Notice that none of these measure how much the platform team shipped. They all measure whether other teams are better off. That is the only scoreboard that matters.
The tradeoffs#
Investing in a platform team has real costs and a real failure mode. Stand one up too early — before there are enough product teams to serve — and it builds abstractions for problems nobody has yet, guessing at needs it cannot see. Stand one up too late, and every team has already built its own divergent foundations that are now expensive to unify.
There is also a permanent tension between generality and fit. A platform serves many teams, so its abstractions are necessarily less tailored than what any single team would build for itself. Push generality too far and the platform serves everyone poorly; tailor it too tightly and it stops being a platform. Living with that tension, rather than resolving it in either direction, is part of the job.
A practical path#
For an organization defining or resetting a platform team:
- Name the customer explicitly: the product teams, and their velocity.
- Draw the mandate around shared, high-leverage capabilities — and write down what is out of scope.
- Ship one paved path so good that teams adopt it without being told.
- Measure adoption and time-to-change, not output.
- Decline the orphaned work that does not fit the mandate, even when it is convenient to accept.
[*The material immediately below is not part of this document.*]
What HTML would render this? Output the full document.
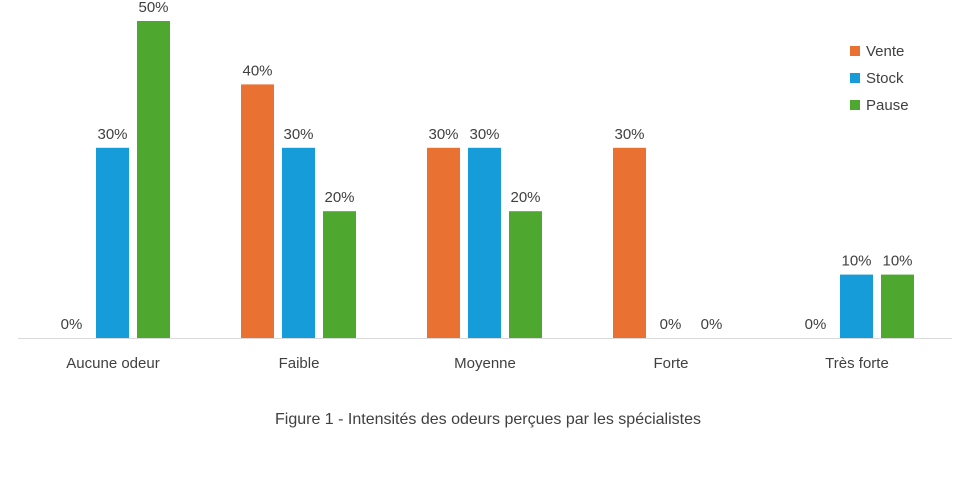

- Ask the product teams, regularly, whether the platform is helping — and act on the answer.
Closing perspective#
A frontend platform team works when its purpose is unambiguous: it exists to make other teams faster and the system more coherent, and it owns exactly the shared capabilities that serve that purpose. When the platform is good, product teams reach for it by preference and the whole organization moves quicker. When it is bad, it becomes one more dependency to work around — and the clearest sign of which one you have is whether anyone adopts it without being made to.